L'artiste transcrit avec force la force de la violence, assez sadique qui régnait dans les comics dans les années 1990, en particulier le crâne métallique au bout d'une chaîne dont se sert Skulldigger pour frapper ses ennemis, ou la séance de torture que Grimjim inflige au pauvre maire, avec par exemple un sectionnement de pouce au sécateur vraiment éprouvant même si la case n'est ni gore ni photoréaliste. En artiste complet, Zonjić emploie la couleur pour compléter ses dessins et pour instaurer l'ambiance, avec une force qui évoque le travail tout aussi Pulp de Francesco Francavilla. Les scènes en civil sont aussi intenses que les scènes d'action avec superhéros. le lecteur peut voir toute l'ambiguïté de l'attitude de Skulldigger dans sa relation avec Matthew, en regardant ses postures, son langage corporel, et il en va de même quand le garçon se retrouve seul dans la voiture avec Amanda Reyes, ou quand celle-ci parle avec sa compagne Theresa. Les séquences d'action sont violentes et sèches, lisibles et spectaculaires, avec une tension qui reflète la détermination et l'état d'esprit des combattants. En costume ou en civil, le lecteur voit des individus habités par des émotions intenses, et portant une terrible culpabilité. le scénariste se montre terrifiant dès la première page, Matthew se disant que les événements se seraient déroulés différemment s'il n'avait pas fait une comédie pour avoir un dessert. Quel sentiment insupportable de culpabilité ! Lemire développe un aspect de l'enfance traumatisée, au travers de Matthew mais, aussi d'autres personnages, domaine dans lequel il excelle pour la mise en scène de ces tourments, sans prêchi-prêcha, sans culpabilisation du lecteur, sans pathos surjoué ou artificiel.

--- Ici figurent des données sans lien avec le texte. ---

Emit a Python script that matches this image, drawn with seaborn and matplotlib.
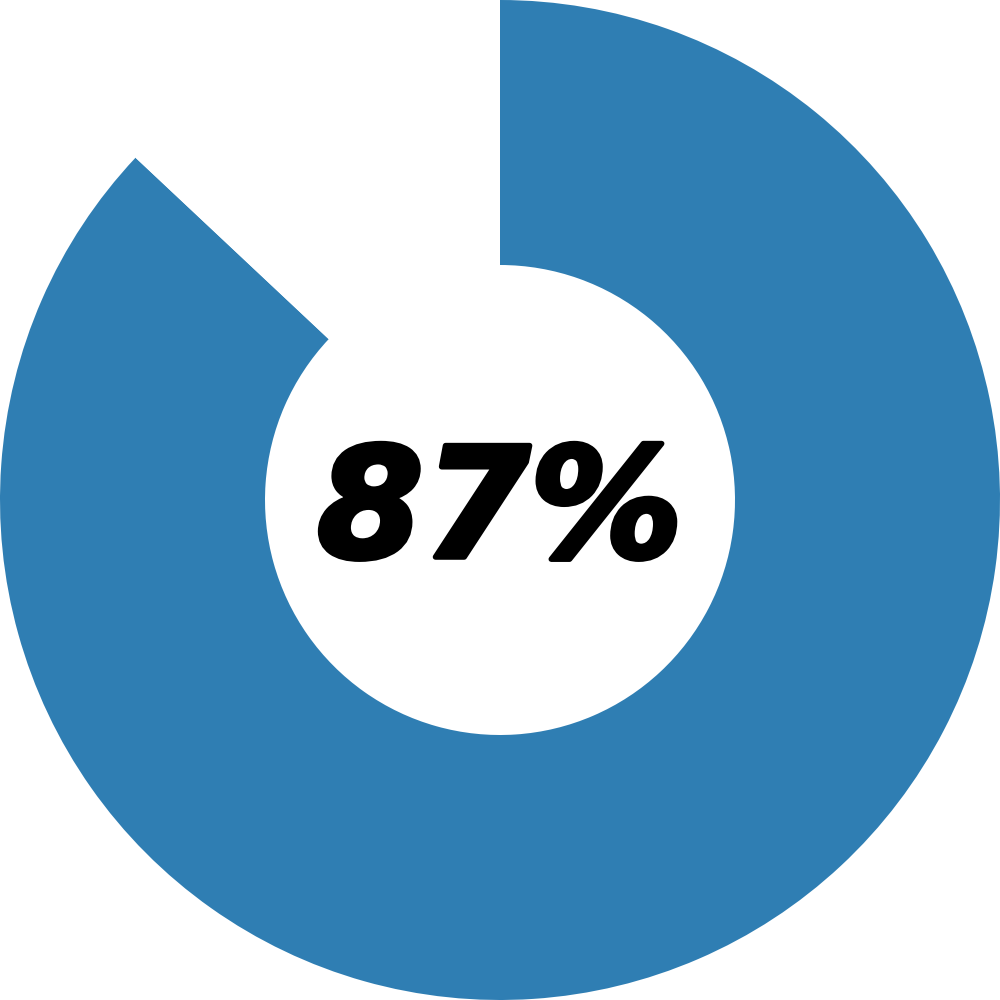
import seaborn as sns
import matplotlib.pyplot as plt
import matplotlib.patheffects as pe

# Donut data
labels = ['Done', 'Remaining']
values = [87, 13]
ring_colors = ['#2f7eb3', '#ffffff']
center_label = '87%'

sns.set_style('white')

fig = plt.figure(figsize=(10, 10), dpi=100)
ax = fig.add_axes([0, 0, 1, 1])

ax.pie(values,
       colors=ring_colors,
       startangle=90,
       counterclock=False,
       radius=1.0,
       wedgeprops={'width': 0.53, 'linewidth': 0})

# heavy italic label, baseline sits a bit below the centre
ax.text(0, -0.114, center_label,
        ha='center', va='baseline',
        fontsize=110, fontweight='bold', fontstyle='italic',
        family=['DejaVu Sans'], color='black',
        path_effects=[pe.withStroke(linewidth=4, foreground='black')])

ax.set_xlim(-1, 1)
ax.set_ylim(-1, 1)
ax.set_aspect('equal')
ax.axis('off')

fig.savefig('out.png', dpi=100, facecolor='white')
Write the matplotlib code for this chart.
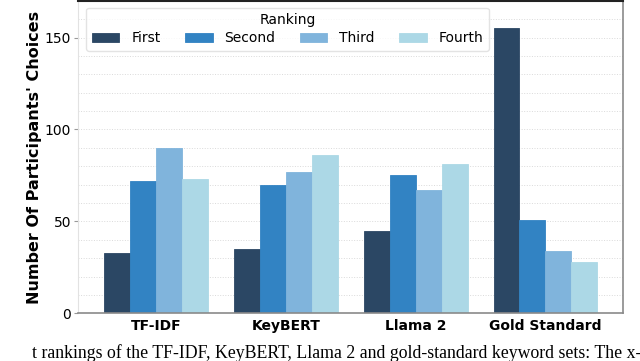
import matplotlib
matplotlib.use("Agg")
import matplotlib.pyplot as plt
from matplotlib.ticker import MultipleLocator
import numpy as np

# data
methods = ["TF-IDF", "KeyBERT", "Llama 2", "Gold Standard"]
rankings = ["First", "Second", "Third", "Fourth"]
first = [33, 35, 45, 155]
second = [72, 70, 75, 51]
third = [90, 77, 67, 34]
fourth = [73, 86, 81, 28]
colors = ["#2b4764", "#3283c3", "#80b4dc", "#acd8e6"]

caption = "t rankings of the TF-IDF, KeyBERT, Llama 2 and gold-standard keyword sets: The x-"

fig = plt.figure(figsize=(6.4, 3.61), dpi=100)
ax = fig.add_axes([0.122, 0.132, 0.852, 0.866])

x = np.arange(len(methods))
width = 0.2
series = [first, second, third, fourth]
for i, vals in enumerate(series):
    ax.bar(x + (i - 1.5) * width, vals, width, color=colors[i],
           edgecolor=colors[i], linewidth=0.6, label=rankings[i], zorder=2)

ax.set_xlim(-0.6, 3.6)
ax.set_ylim(0, 170)
ax.yaxis.set_major_locator(MultipleLocator(50))
ax.yaxis.set_minor_locator(MultipleLocator(10))
ax.grid(axis="y", which="both", linestyle=":", color="#dadada", linewidth=0.7, zorder=0)
ax.set_axisbelow(True)

ax.set_xticks(x)
ax.set_xticklabels(methods, fontweight="bold", fontsize=10)
ax.tick_params(axis="x", length=0, pad=4)
ax.tick_params(axis="y", which="major", labelsize=10, length=3, color="#999999", pad=2)
ax.tick_params(axis="y", which="minor", length=0)
ax.set_ylabel("Number Of Participants' Choices", fontweight="bold", fontsize=11.5, labelpad=2)

ax.spines["left"].set_color("#e2e2e2")
ax.spines["left"].set_linewidth(0.8)
for side in ["bottom", "right"]:
    ax.spines[side].set_color("#8a8a8a")
    ax.spines[side].set_linewidth(1.2)
ax.spines["top"].set_color("#222222")
ax.spines["top"].set_linewidth(1.5)

leg = ax.legend(title="Ranking", ncol=4, loc="upper left", bbox_to_anchor=(0.0147, 0.978),
                borderaxespad=0, fontsize=10, title_fontsize=10, frameon=True, fancybox=True,
                handlelength=2.0, handleheight=0.7, handletextpad=0.85, columnspacing=1.75,
                borderpad=0.4, labelspacing=0.3)
leg.get_frame().set_edgecolor("#dddddd")
leg.get_frame().set_linewidth(1.0)

fig.text(0.05, 0.022, caption, family="Liberation Serif", fontsize=12.8, va="center", ha="left")

fig.savefig("out.png", dpi=100)
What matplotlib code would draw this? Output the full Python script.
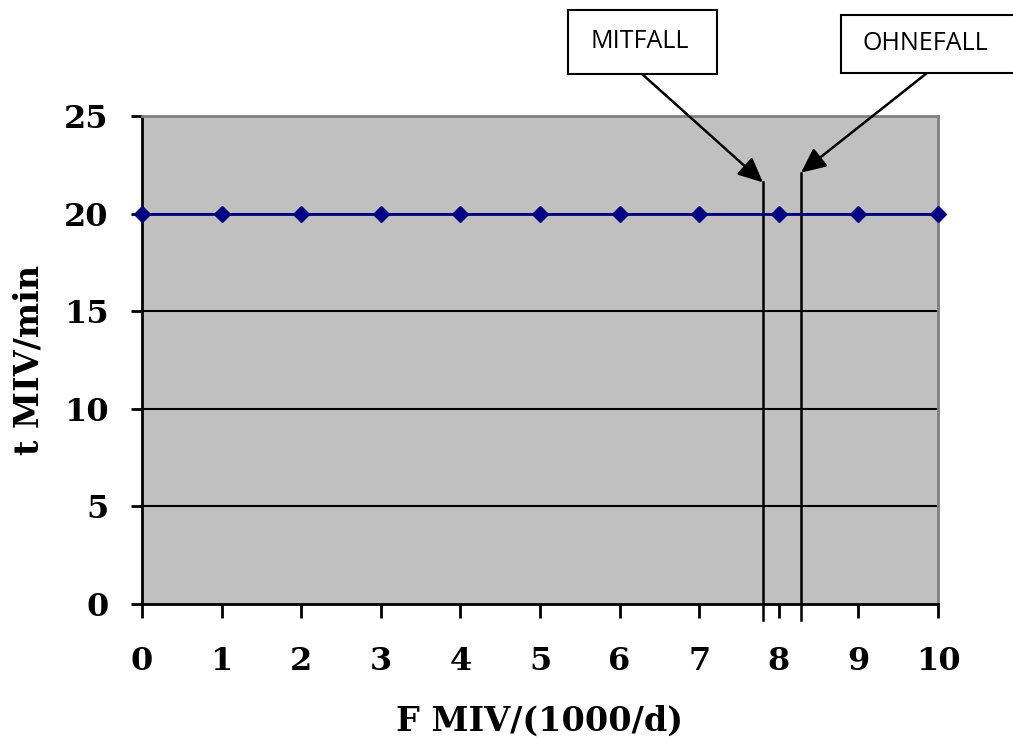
import matplotlib
matplotlib.use("Agg")
import matplotlib.pyplot as plt
from matplotlib.patches import Rectangle

x_vals = [0, 1, 2, 3, 4, 5, 6, 7, 8, 9, 10]
t_vals = [20, 20, 20, 20, 20, 20, 20, 20, 20, 20, 20]
y_ticks = [0, 5, 10, 15, 20, 25]
mit_x, mit_top = 7.8, 21.6
ohne_x, ohne_top = 8.28, 22.1
line_bottom = -0.8

W, H = 1013, 751
fig = plt.figure(figsize=(W/100, H/100), dpi=100)
ax = fig.add_axes([142/W, 1-604/H, (938-142)/W, (604-116)/H])
ax.set_facecolor('#c0c0c0')
ax.set_xlim(0, 10)
ax.set_ylim(0, 25)

for yv in y_ticks[1:-1]:
    ax.axhline(yv, color='black', lw=1.5, zorder=1)

ax.plot(x_vals, t_vals, color='#000080', lw=2, marker='D', markersize=8,
        zorder=5, clip_on=False)

ax.plot([mit_x, mit_x], [line_bottom, mit_top], color='black', lw=1.8, clip_on=False, zorder=4)
ax.plot([ohne_x, ohne_x], [line_bottom, ohne_top], color='black', lw=1.8, clip_on=False, zorder=4)

tfont = dict(family='DejaVu Serif', weight='bold', size=23)
ax.set_xticks(x_vals)
ax.set_xticklabels([str(v) for v in x_vals], **tfont)
ax.set_yticks(y_ticks)
ax.set_yticklabels([str(v) for v in y_ticks], **tfont)
ax.tick_params(axis='x', direction='out', length=10, width=2, pad=20)
ax.tick_params(axis='y', direction='out', length=8, width=2, pad=16)

ax.spines['left'].set_linewidth(2)
ax.spines['bottom'].set_linewidth(2)
for s in ('top', 'right'):
    ax.spines[s].set_color('#808080')
    ax.spines[s].set_linewidth(2)

lfont = dict(family='DejaVu Serif', weight='bold', size=24)
ax.set_xlabel('F MIV/(1000/d)', fontdict=lfont, labelpad=20)
ax.set_ylabel('t MIV/min', fontdict=lfont, labelpad=13)

def fx(px):
    return px / W

def fy(py):
    return 1 - py / H

# annotation boxes (pixel positions of the reference)
boxes = [
    ('MITFALL', (568, 10, 717, 74), 640, (642, 74), (mit_x, mit_top)),
    ('OHNEFALL', (841, 15, 1020, 73), 925, (927, 73), (ohne_x, ohne_top)),
]
for label, (x0, y0, x1, y1), tx, start, target in boxes:
    fig.add_artist(Rectangle((fx(x0), fy(y1)), fx(x1) - fx(x0), fy(y0) - fy(y1),
                             transform=fig.transFigure, fc='white', ec='black',
                             lw=1.5, clip_on=False, zorder=10))
    fig.text(fx(tx), fy((y0 + y1) / 2), label, ha='center', va='center',
             fontsize=18, family='Open Sans', zorder=11)
    ax.annotate('', xy=target, xycoords='data',
                xytext=(fx(start[0]), fy(start[1])), textcoords='figure fraction',
                arrowprops=dict(arrowstyle='-|>,head_length=0.75,head_width=0.35',
                                color='black', lw=1.8, mutation_scale=20,
                                shrinkA=0, shrinkB=0),
                annotation_clip=False)

fig.savefig('out.png', dpi=100)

Une minisérie de plus, dérivée de la série mère Black Hammer, une histoire extraordinaire à mettre à l'actif de Jeff Lemire, avec une narration visuelle aussi évidente et facile à lire, que bien adaptée et élégante. À l'opposé d'un projet de plus, vite fait mal fait, pour faire fructifier une licence à succès, cette histoire constitue la preuve que les histoires de superhéros sont un genre dans lequel il est possible d'aborder ou de mettre en scène des thèmes adultes, avec sensibilité et justesse, tout en rendant hommage aux superhéros originels.